In the material below, please retype the lines from the very first through the one with "from matplotlib.patches import Rectangle", exactly and without pictures.

____ DATASET CONTENT

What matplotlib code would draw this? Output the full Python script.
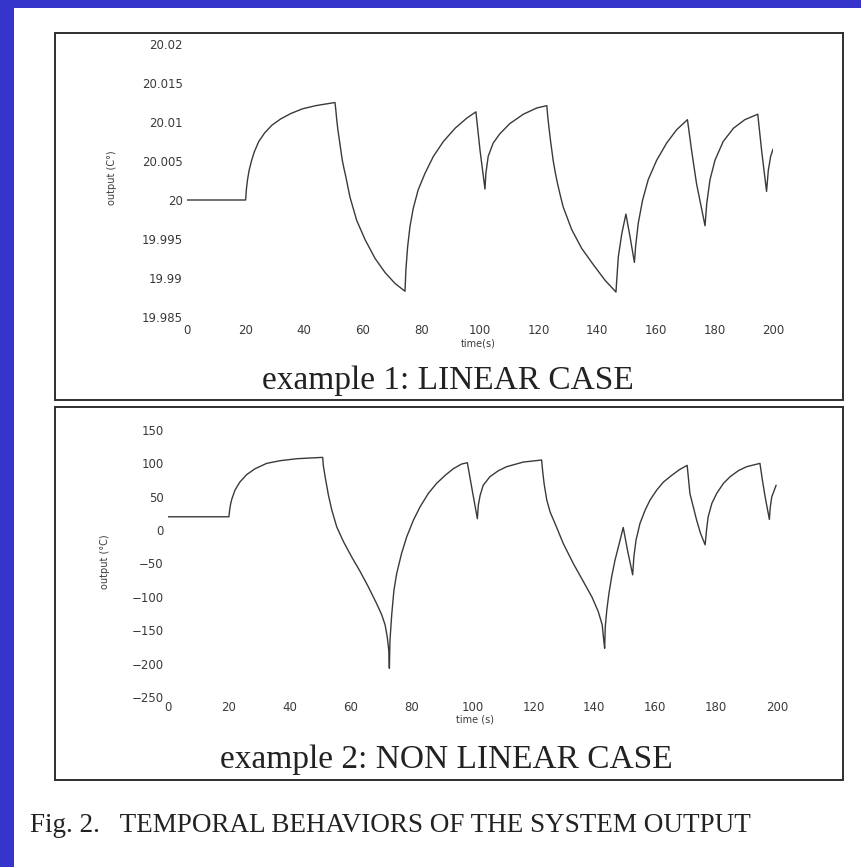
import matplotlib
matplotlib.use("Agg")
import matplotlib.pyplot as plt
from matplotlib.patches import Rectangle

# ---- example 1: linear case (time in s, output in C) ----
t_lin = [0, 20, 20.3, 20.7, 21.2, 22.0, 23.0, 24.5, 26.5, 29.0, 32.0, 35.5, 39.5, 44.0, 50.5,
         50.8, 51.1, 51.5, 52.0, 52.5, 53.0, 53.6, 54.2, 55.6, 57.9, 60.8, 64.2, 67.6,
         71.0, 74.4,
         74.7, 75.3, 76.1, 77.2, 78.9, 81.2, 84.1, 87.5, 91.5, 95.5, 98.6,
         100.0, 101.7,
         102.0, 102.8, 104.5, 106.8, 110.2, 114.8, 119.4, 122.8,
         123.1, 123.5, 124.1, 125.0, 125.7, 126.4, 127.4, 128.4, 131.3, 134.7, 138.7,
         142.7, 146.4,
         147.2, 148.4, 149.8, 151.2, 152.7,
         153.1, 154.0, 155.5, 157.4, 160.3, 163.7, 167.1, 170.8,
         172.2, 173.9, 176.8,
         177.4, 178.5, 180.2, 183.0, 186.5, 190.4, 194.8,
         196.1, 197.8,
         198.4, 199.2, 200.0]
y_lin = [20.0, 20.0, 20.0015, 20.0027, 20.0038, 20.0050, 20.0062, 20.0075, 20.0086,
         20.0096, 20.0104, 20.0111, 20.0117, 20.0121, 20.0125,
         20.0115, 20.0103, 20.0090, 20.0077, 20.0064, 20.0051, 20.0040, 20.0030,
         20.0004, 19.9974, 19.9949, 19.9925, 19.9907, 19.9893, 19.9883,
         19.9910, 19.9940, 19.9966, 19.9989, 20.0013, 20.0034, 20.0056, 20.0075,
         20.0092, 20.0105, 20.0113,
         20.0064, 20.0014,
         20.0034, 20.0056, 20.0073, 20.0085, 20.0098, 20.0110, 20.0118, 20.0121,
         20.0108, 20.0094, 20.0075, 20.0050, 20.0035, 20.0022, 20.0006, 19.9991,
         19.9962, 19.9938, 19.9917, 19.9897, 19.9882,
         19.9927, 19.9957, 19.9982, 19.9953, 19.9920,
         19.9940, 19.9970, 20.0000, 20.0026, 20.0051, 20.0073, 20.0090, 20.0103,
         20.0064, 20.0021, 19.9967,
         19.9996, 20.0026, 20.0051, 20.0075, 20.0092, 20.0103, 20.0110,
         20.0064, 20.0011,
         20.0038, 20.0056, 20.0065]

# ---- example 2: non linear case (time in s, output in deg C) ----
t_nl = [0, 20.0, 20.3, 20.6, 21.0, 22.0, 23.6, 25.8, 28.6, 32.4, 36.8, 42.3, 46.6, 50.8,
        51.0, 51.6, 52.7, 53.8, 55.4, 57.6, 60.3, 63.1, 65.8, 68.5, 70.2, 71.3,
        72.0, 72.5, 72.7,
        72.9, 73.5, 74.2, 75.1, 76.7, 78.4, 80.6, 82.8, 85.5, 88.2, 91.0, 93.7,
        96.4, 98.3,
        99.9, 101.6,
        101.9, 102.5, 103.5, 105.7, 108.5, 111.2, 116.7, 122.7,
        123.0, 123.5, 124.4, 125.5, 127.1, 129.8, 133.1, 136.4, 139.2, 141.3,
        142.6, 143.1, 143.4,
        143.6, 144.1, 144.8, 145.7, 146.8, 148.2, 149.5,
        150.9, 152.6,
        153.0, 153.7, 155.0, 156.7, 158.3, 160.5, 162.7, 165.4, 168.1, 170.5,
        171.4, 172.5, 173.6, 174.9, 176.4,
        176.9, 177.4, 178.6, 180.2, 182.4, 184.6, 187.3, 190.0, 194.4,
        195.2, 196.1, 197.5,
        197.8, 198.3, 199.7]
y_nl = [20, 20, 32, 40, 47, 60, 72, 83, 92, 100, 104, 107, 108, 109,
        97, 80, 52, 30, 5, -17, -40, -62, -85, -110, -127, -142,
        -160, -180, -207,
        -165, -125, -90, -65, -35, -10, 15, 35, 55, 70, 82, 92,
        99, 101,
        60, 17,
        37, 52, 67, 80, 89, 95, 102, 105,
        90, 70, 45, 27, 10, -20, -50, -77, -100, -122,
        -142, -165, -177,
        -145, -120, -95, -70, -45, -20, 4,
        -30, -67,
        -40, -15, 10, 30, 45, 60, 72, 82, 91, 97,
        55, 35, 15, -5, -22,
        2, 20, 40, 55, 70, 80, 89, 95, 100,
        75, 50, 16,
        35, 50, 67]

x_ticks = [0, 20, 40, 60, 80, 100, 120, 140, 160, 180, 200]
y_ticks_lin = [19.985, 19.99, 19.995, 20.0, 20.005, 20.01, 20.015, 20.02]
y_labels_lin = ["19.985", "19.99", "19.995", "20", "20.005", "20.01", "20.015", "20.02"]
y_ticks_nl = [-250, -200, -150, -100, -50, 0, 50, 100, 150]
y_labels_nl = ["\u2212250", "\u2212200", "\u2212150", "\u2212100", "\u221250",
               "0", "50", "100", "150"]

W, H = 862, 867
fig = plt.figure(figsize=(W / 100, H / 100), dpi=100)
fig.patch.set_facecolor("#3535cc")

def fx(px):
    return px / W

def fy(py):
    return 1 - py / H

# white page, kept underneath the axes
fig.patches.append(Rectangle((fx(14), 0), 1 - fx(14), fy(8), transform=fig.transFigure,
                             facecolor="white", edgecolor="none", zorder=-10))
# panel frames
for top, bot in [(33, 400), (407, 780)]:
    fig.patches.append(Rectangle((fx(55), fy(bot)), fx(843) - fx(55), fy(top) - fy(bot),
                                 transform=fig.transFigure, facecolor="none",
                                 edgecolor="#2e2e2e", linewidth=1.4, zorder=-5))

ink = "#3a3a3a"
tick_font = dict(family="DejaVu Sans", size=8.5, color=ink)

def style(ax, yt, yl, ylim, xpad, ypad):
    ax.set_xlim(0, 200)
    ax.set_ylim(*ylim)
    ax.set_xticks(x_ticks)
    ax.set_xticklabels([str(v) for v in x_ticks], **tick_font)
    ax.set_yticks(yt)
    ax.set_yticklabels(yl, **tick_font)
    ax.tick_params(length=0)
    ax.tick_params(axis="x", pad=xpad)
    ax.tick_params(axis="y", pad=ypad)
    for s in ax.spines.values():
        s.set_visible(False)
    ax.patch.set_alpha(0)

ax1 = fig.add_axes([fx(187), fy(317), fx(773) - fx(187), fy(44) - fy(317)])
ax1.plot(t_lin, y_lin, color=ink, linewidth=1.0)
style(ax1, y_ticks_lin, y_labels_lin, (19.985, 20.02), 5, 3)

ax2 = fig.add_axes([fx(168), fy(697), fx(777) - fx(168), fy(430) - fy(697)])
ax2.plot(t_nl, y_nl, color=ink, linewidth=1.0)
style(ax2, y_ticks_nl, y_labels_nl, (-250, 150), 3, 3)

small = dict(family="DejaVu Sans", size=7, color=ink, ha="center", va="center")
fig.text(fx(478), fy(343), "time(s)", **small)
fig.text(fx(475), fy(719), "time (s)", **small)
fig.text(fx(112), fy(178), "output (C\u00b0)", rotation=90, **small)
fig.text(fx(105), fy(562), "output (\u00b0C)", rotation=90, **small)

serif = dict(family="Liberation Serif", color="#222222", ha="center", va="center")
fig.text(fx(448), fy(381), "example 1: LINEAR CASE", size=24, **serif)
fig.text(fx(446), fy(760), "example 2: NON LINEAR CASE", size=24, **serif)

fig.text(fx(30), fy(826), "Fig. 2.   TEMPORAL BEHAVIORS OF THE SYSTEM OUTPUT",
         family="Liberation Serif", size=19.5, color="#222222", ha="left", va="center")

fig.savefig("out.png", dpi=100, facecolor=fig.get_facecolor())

________

▶ [OUTPUT FOR THIS EXERCISE]
What matplotlib code would draw this? Output the full Python script.
import matplotlib
matplotlib.use("Agg")
import matplotlib.pyplot as plt
from matplotlib.patches import Rectangle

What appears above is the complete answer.